We then swerved from the cutting edge of cinematic navel-gazing back to one of its most esteemed maestros, screening Orson Welles’ remarkable Citizen Kane. Kane’s lofty status as the oft-cited “greatest film of all time” might lend the impression that it’s a particularly challenging watch, but if you can appreciate cinematography to any degree, you will be absolutely dazzled by Welles’ masterpiece.
Kane’s narrative is relatively simple. Upon the event of infamous newspaper magnate Charles Foster Kane’s death, a reporter is tasked with finding the “story behind the story,” revealing the true nature of this larger-than-life American, and perhaps discovering the meaning behind his dying word, “rosebud.” The reporter’s quest leads him to interview all of Kane’s closest companions, facilitating a narrative structure with much the same structural elegance as something like Rashomon, if everyone in Rashomon largely agreed on the finer details. Everyone the reporter interviews ultimately knew the same Kane: temperamental, inquisitive, and utterly self-confident, their words only darken the void at the core of his identity.
Citizen Kane’s screenplay is ambitious yet delicate, gracefully laying gossamer strands of insight across a complex web of interwoven personal stories. The performances are also uniformly excellent; Welles essentially took his whole theater troupe with him when he jumped from New York to Hollywood, and their easy mutual confidence elevates all of Kane’s poisoned relationships. But it is undoubtedly the cinematography and general mise-en-scène which elevates Citizen Kane from simply a great movie to the great movie, a blueprint of visual elegance and contrast which still seems revelatory all these years later.

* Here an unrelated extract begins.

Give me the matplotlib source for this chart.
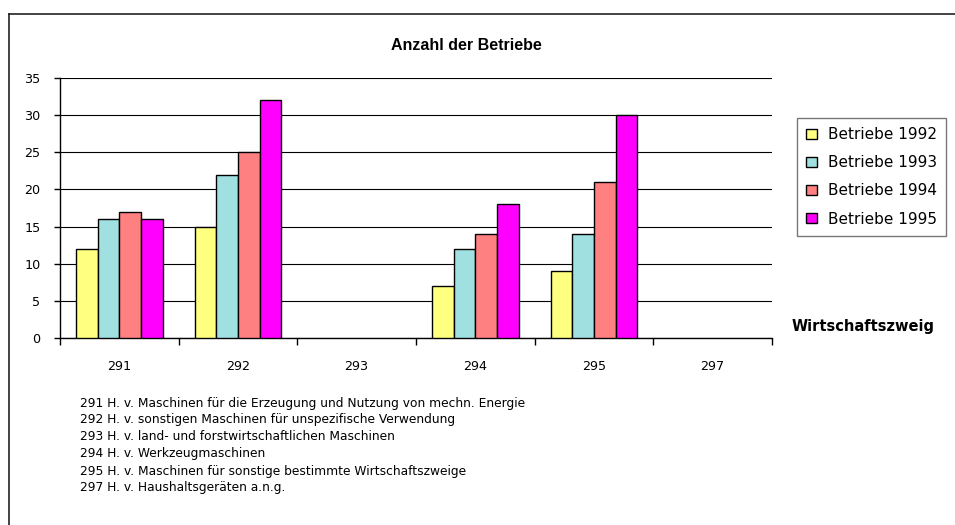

Every single shot is composed with the careful thought of a painted masterpiece, with Welles employing black and white photography to as beautiful an effect as any cinematographer in history. Every shot likewise embodies a depth of perspective that was revelatory at the time, and now “only” seems like the work of an Ozu-tier framing savant. You could take almost any still image from Kane and use it to teach a class on how depth creates both emotional investment and visual drama, or how to tell a narrative through the positioning of objects, or how light and perspective can draw the eye towards an intended goal. Of course, Kane is not a series of still images; it is cinema, and Welles seems as determined as any artist to evoke the beauty of traditional art through each movement in the frame, and each contrast of transition or montage. The opening sequence alone feels like a morphing tapestry, with our introduction to Kane’s hubristic legacy evoking terror and awe purely through the aesthetic synchronicity between each new image and its temporal neighbors. As I said, if you love cinematography, you will love Citizen Kane.
After that, we checked out Wes Anderson’s latest feature, The French Dispatch. Bill Murray stars as the eccentric proprietor of “the French foreign bureau of the Liberty, Kansas Evening Star,” an improbable periodical that’s essentially The New Yorker topped with three generous shakes of Andersonian whimsy. Murray’s will specifies that the French Dispatch will cease publication on the event of his death, and so this film invites us to enjoy its final issue in cinematic form, complete with some light color, three feature articles, and the closing obituaries.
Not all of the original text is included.